**Problem description:**
Leave out the pictures and reproduce all of the data exactly.

** Start Data extract **

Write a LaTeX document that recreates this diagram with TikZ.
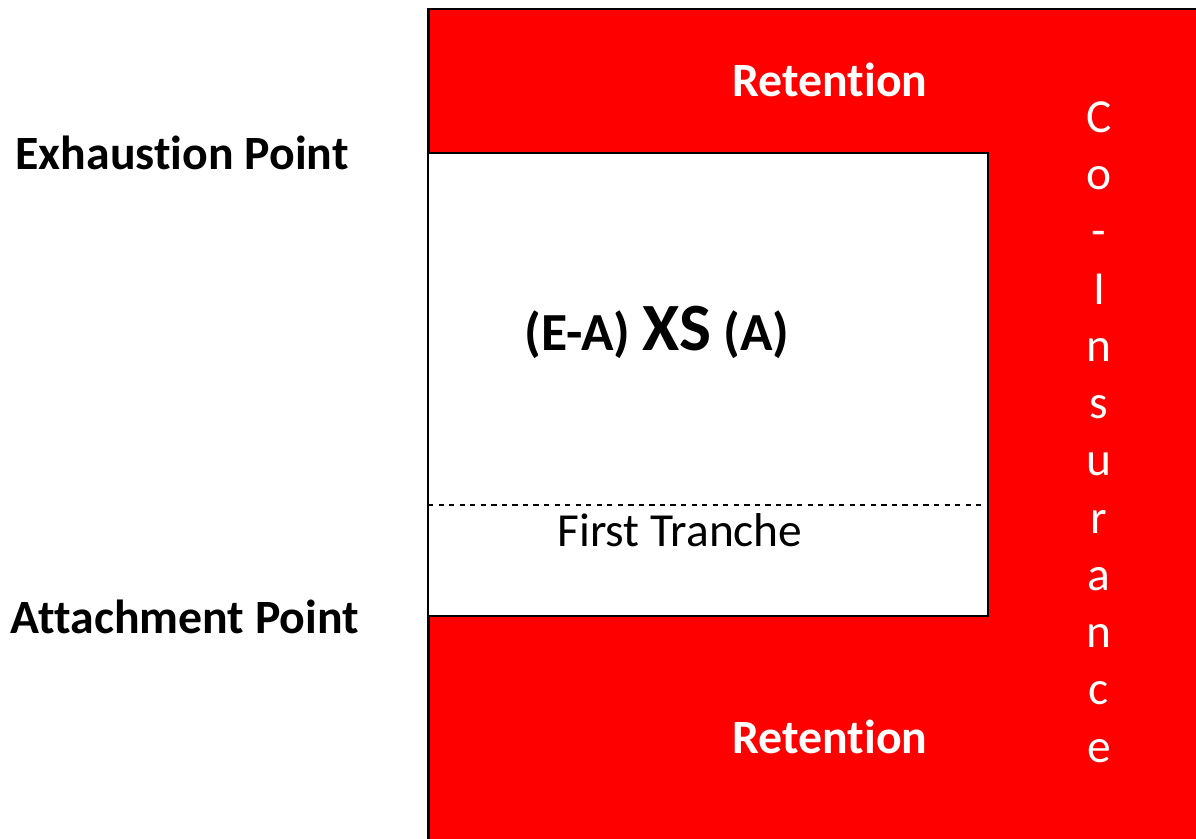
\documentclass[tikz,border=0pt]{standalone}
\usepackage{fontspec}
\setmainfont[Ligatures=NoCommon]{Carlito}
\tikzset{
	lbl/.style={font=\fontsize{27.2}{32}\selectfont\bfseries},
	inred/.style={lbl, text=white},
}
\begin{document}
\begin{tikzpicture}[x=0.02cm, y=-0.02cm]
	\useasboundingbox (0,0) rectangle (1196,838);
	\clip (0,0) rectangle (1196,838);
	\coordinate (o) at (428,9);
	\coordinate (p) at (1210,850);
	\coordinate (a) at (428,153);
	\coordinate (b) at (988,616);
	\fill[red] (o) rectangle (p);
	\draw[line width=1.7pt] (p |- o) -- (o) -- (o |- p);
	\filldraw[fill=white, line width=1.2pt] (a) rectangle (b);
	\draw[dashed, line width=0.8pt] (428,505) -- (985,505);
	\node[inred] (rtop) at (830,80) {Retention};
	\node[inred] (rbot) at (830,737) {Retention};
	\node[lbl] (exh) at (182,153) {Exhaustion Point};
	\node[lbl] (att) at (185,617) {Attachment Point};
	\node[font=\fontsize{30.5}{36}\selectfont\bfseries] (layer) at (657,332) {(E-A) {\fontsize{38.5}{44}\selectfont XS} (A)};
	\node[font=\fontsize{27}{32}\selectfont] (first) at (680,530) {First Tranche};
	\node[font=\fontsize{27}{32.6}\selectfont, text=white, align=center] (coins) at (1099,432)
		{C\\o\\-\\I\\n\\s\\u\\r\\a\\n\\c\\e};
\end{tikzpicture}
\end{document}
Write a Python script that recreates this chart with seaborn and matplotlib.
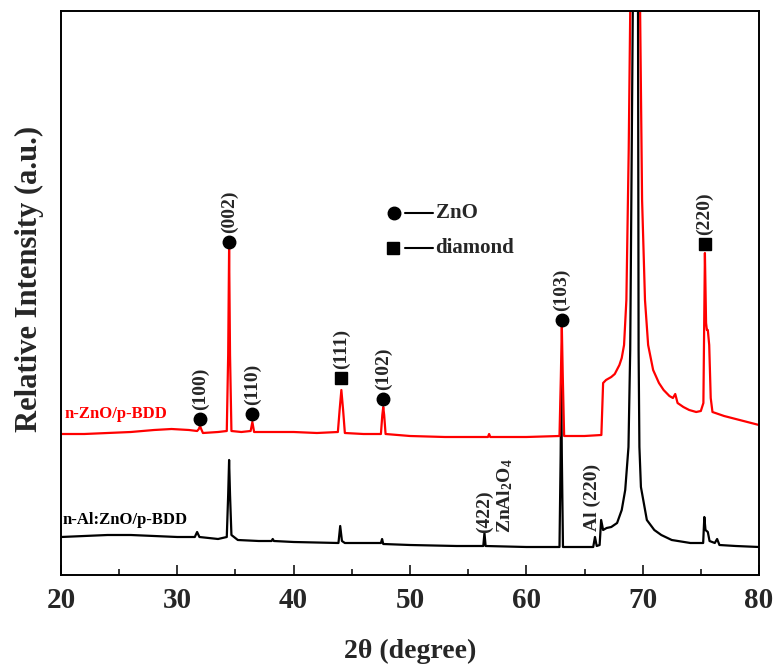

** End Data extract **

**Exercise answer:**
Write a LaTeX document that recreates this diagram with TikZ.
\documentclass[tikz,border=0pt]{standalone}
\usepackage{fontspec}
\setmainfont[Ligatures=NoCommon]{Carlito}
\tikzset{
	lbl/.style={font=\fontsize{27.2}{32}\selectfont\bfseries},
	inred/.style={lbl, text=white},
}
\begin{document}
\begin{tikzpicture}[x=0.02cm, y=-0.02cm]
	\useasboundingbox (0,0) rectangle (1196,838);
	\clip (0,0) rectangle (1196,838);
	\coordinate (o) at (428,9);
	\coordinate (p) at (1210,850);
	\coordinate (a) at (428,153);
	\coordinate (b) at (988,616);
	\fill[red] (o) rectangle (p);
	\draw[line width=1.7pt] (p |- o) -- (o) -- (o |- p);
	\filldraw[fill=white, line width=1.2pt] (a) rectangle (b);
	\draw[dashed, line width=0.8pt] (428,505) -- (985,505);
	\node[inred] (rtop) at (830,80) {Retention};
	\node[inred] (rbot) at (830,737) {Retention};
	\node[lbl] (exh) at (182,153) {Exhaustion Point};
	\node[lbl] (att) at (185,617) {Attachment Point};
	\node[font=\fontsize{30.5}{36}\selectfont\bfseries] (layer) at (657,332) {(E-A) {\fontsize{38.5}{44}\selectfont XS} (A)};
	\node[font=\fontsize{27}{32}\selectfont] (first) at (680,530) {First Tranche};
	\node[font=\fontsize{27}{32.6}\selectfont, text=white, align=center] (coins) at (1099,432)
		{C\\o\\-\\I\\n\\s\\u\\r\\a\\n\\c\\e};
\end{tikzpicture}
\end{document}
Write a Python script that recreates this chart with seaborn and matplotlib.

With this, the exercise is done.